In Python, '''hello''' and """hello""" are string literals, but they are considered a docstring comment only if they appear at the top level of the file, or in a class or function definition. A good heuristic to tell them apart is to count only the triple-quoted string literals that start at the beginning of a line (not counting the blanks).

Here is another example where loc counts 2 lines of comment and 1 line of code:

a = '''hello
world
'''

And another one that counts 6 lines of code:

"""
This is a module docstring
"""
a = 1
b = 2
c = 3

For what is worth, tokei is not better as it ignores docstring comments entirely (which is a very poor choice in my opinion).

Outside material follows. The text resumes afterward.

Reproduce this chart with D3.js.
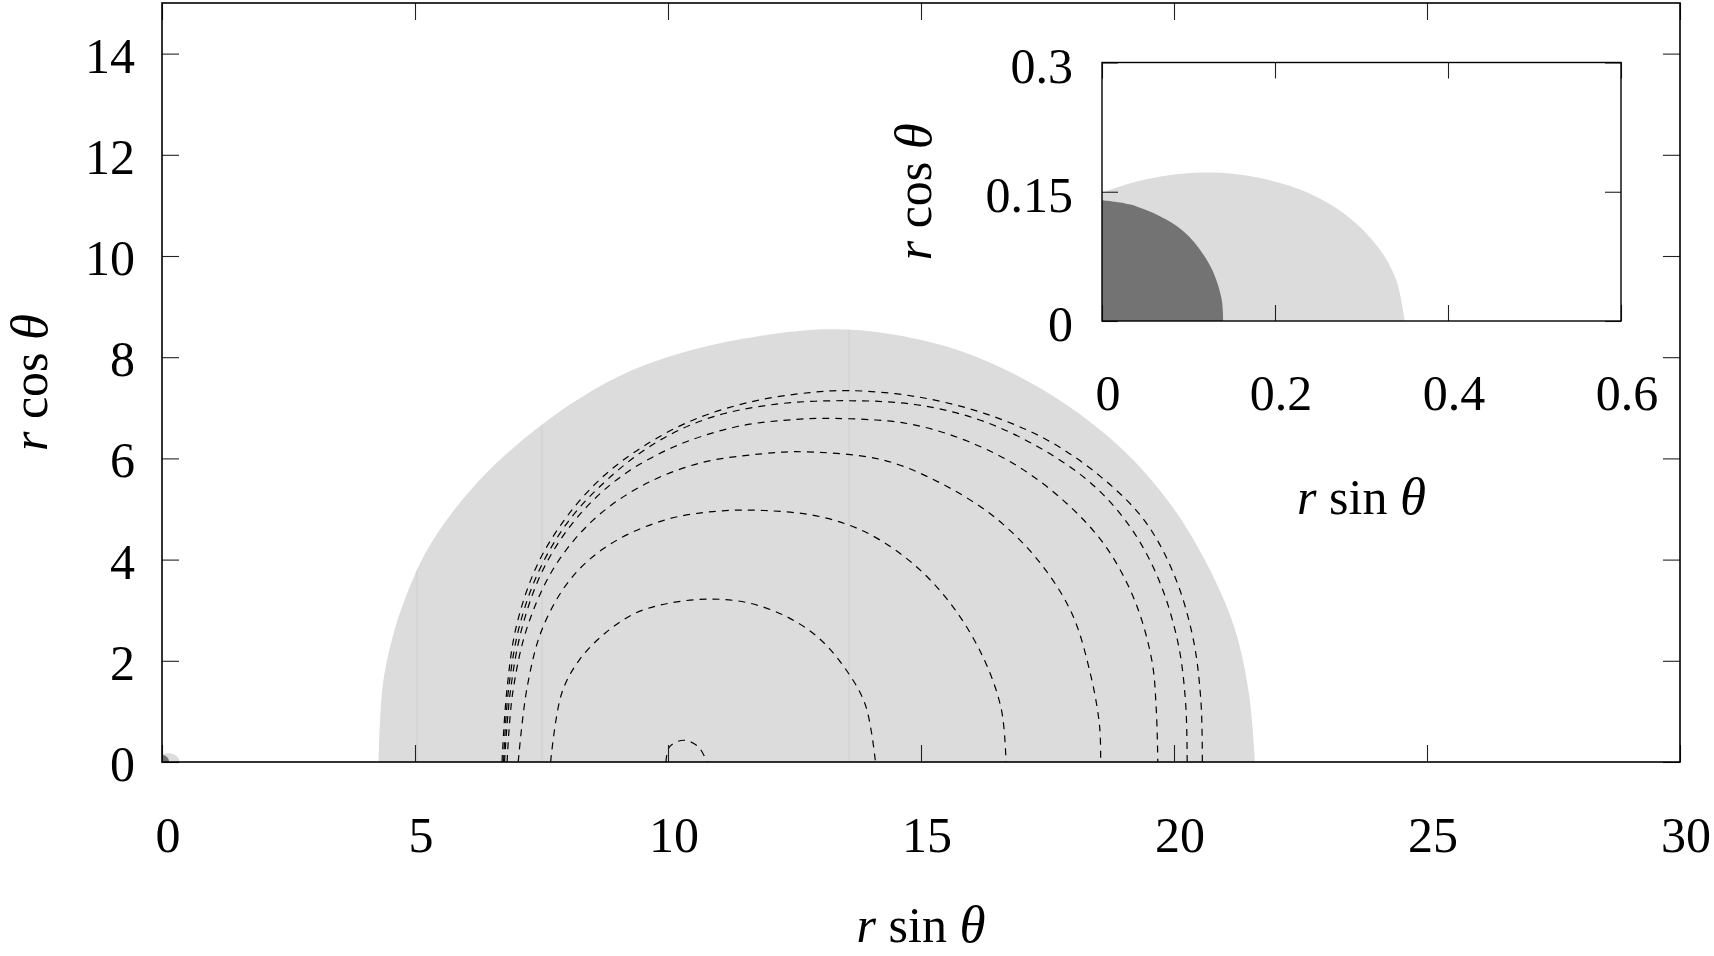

boyter commented 5 years ago

Not trying to hijack the conversation away from loc, @olivren did you try https://github.com/boyter/scc as a comparison? I belive it handles all these cases as you would expect.

I ask because I keep an eye on all of the counters and try to add any issues into its test suite to make it as accurate as possible.

olivren commented 5 years ago

@boyter I just tried with scc 2.2.0, and it does not handle docstrings at all. I opened an issue about that https://github.com/boyter/scc/issues/62

olivren commented 5 years ago

Errata: I previously said that Tokei ignores docstring comments (and by that I meant it considers it as code). This is in fact the default behavior, but Tokei has a configuration that triggers the correct behavior of counting all docstrings as comments (treat_doc_strings_as_comments = true in tokei.toml).